« L’exemple de Teva le prouve: la capacité de production est là, mais elle ne peut être mise à contribution du fait des barrières posées par les brevets, de logiques dogmatiques alors qu’il faudrait faire preuve de pragmatisme pour répondre au mieux à la pandémie. Il s’agit de notre santé, de notre argent ; ce sont nos vaccins. »
Un des plus grands producteurs de génériques, le laboratoire Teva, dispose de capacités pour finaliser la production de vaccins contre le COVID-19, une étape nécessitant une lourde logistique. Pourtant, selon son chef exécutif interrogé le 28 avril par le Financial Times, les laboratoires qui détiennent les brevets ont refusé un accord de sous-traitance avec ce producteur de génériques alors même que la contribution de celui-ci permettrait d’augmenter massivement les quantités de vaccins disponibles.
Le droit à la santé est un droit universel qui doit être effectif. La pénurie mondiale de vaccins et l’inégale répartition des doses entre pays riches et pays pauvres compromettent toute réponse globale à la pandémie, contribuent à sacrifier des vies qui pourraient être sauvées et favorisent les mutations du virus sous des formes qui pourraient devenir résistantes aux vaccins. Pourtant, les dirigeants politiques des pays riches refusent de tout faire pour augmenter la capacité de production. L’exemple de Teva le prouve : la capacité de production est là, mais elle ne peut être mise à contribution du fait des barrières posées par les brevets, de logiques dogmatiques alors qu’il faudrait faire preuve de pragmatisme pour répondre au mieux à la pandémie. La légitimité de ces brevets est pourtant plus que questionnable puisque ces vaccins doivent tout à la recherche et l’argent publics et aux risques financiers pris par les États. Il s’agit de notre santé, de notre argent ; ce sont nos vaccins.
Depuis 8 mois, les pays riches s’opposent à l’exercice d’un droit inscrit dans le cadre des accords de l’Organisation mondiale du commerce (OMC) sur la propriété intellectuelle : la levée des brevets, demandée notamment par l’Inde et l’Afrique du sud. Une telle mesure permettrait pourtant aux technologies de circuler plus rapidement et aux laboratoires qui ont la capacité de production, comme Teva, d’apporter leur contribution pour surmonter la pénurie mondiale, permettre l’exercice du droit à la santé et sauver des vies. Elle permettrait aussi de réduire les prix des vaccins.

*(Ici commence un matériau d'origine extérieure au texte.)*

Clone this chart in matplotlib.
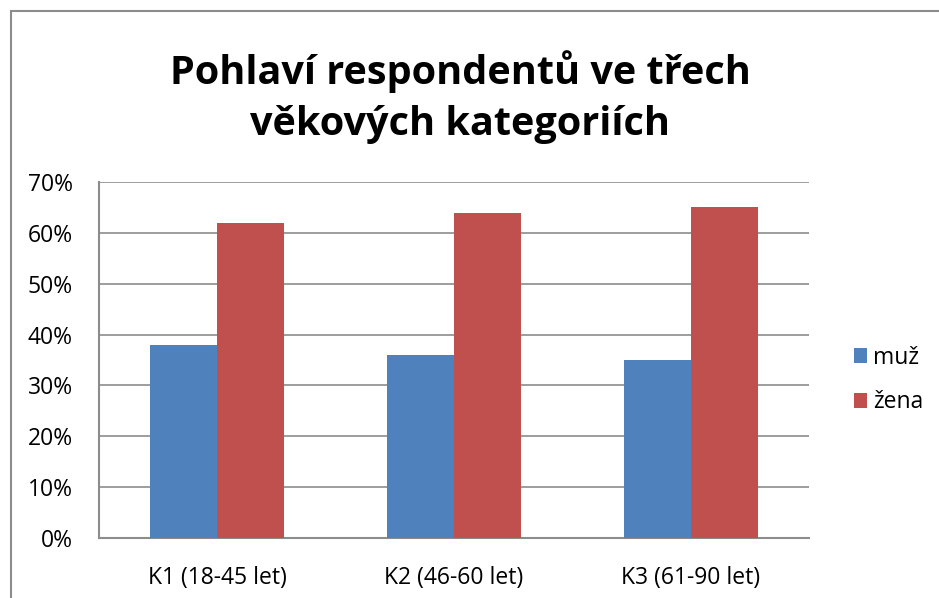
import matplotlib
matplotlib.use("Agg")
import matplotlib.pyplot as plt
import numpy as np
from matplotlib.patches import Rectangle

categories = ["K1 (18-45 let)", "K2 (46-60 let)", "K3 (61-90 let)"]
series_names = ["muž", "žena"]
muz = [38, 36, 35]
zena = [62, 64, 65]
yticks = [0, 10, 20, 30, 40, 50, 60, 70]
title = "Pohlaví respondentů ve třech\nvěkových kategoriích"

plt.rcParams['font.family'] = ['Open Sans', 'DejaVu Sans']

W, H = 939, 598
fig = plt.figure(figsize=(W/100, H/100), dpi=100)
fig.patch.set_facecolor('white')

# outer frame
fig.add_artist(Rectangle((11/W, -0.01), 1.02, 1 - 11/H + 0.01, transform=fig.transFigure,
                         fill=False, edgecolor='#8c8c8c', linewidth=1.5))

left, right, top, bottom = 99, 809, 182, 538
ax = fig.add_axes([left/W, 1 - bottom/H, (right-left)/W, (bottom-top)/H])

x = np.arange(len(categories))
bw = 0.283
ax.bar(x - bw/2, muz, bw, color='#4F81BD', label=series_names[0], zorder=3)
ax.bar(x + bw/2, zena, bw, color='#C0504D', label=series_names[1], zorder=3)

ax.set_xlim(-0.5, len(categories) - 0.5)
ax.set_ylim(0, 70)
ax.set_yticks(yticks)
ax.set_yticklabels([f"{v}%" for v in yticks], fontsize=16.5)
ax.set_xticks(x)
ax.set_xticklabels(categories, fontsize=16.5)
ax.tick_params(axis='y', length=0, pad=19)
ax.tick_params(axis='x', length=0, pad=20)
ax.grid(axis='y', color='#8c8c8c', linewidth=1.2, zorder=0)
for s in ['top', 'right']:
    ax.spines[s].set_visible(False)
for s in ['left', 'bottom']:
    ax.spines[s].set_color('#8c8c8c')
    ax.spines[s].set_linewidth(1.5)

fig.text(460/W, 1 - 97/H, title, ha='center', va='center', fontsize=28.5,
         fontweight='bold', linespacing=1.4)

leg = ax.legend(loc='center left', frameon=False,
                fontsize=16.5, handlelength=0.6, handleheight=0.6, handletextpad=0.25,
                labelspacing=0.9)
leg.set_bbox_to_anchor((833/W, 1 - 380/H), transform=fig.transFigure)

fig.savefig("out.png", dpi=100)
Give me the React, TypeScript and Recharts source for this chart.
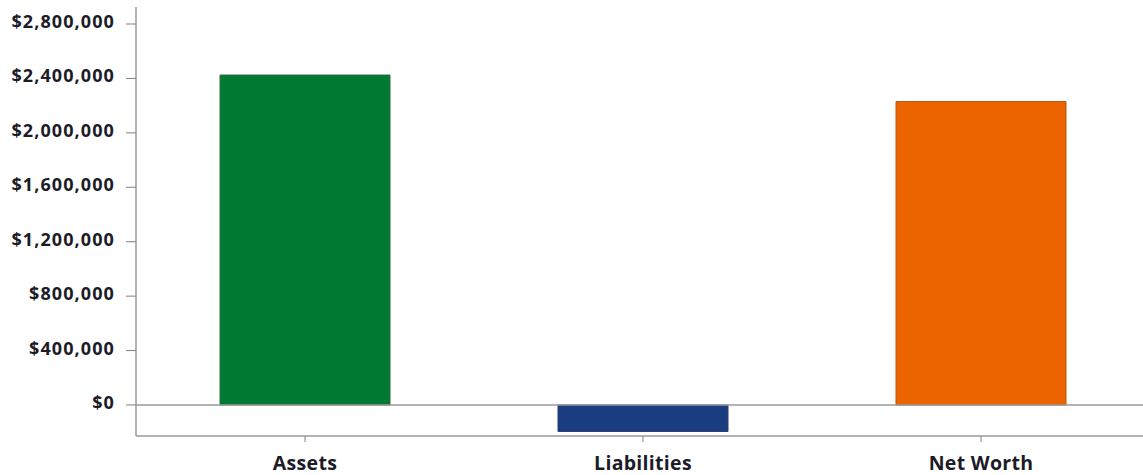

Il est vraisemblable que ces entreprises de princeps aient refusé la proposition de Teva par peur qu’un accès aux technologies permette à ce génériqueur de leur faire concurrence sur tous les vaccins à ARN messagers dans les prochaines années. Alors qu’il faudrait prendre des décisions fortes en matière de santé publique, plutôt que de sauver des vies, les dirigeant-es des pays riches laissent les multinationales entretenir une pénurie mondiale pour des raisons de stratégies commerciales. La levée des brevets permettrait que l’urgence sanitaire, le droit à la santé et sauver des vies passent avant ces calculs financiers. Limiter l’accès aux vaccins, alors que leur recherche et leur développement ont été financés par l’argent public des Etats est profondément inéthique, et irresponsable en matière de réponse à la pandémie.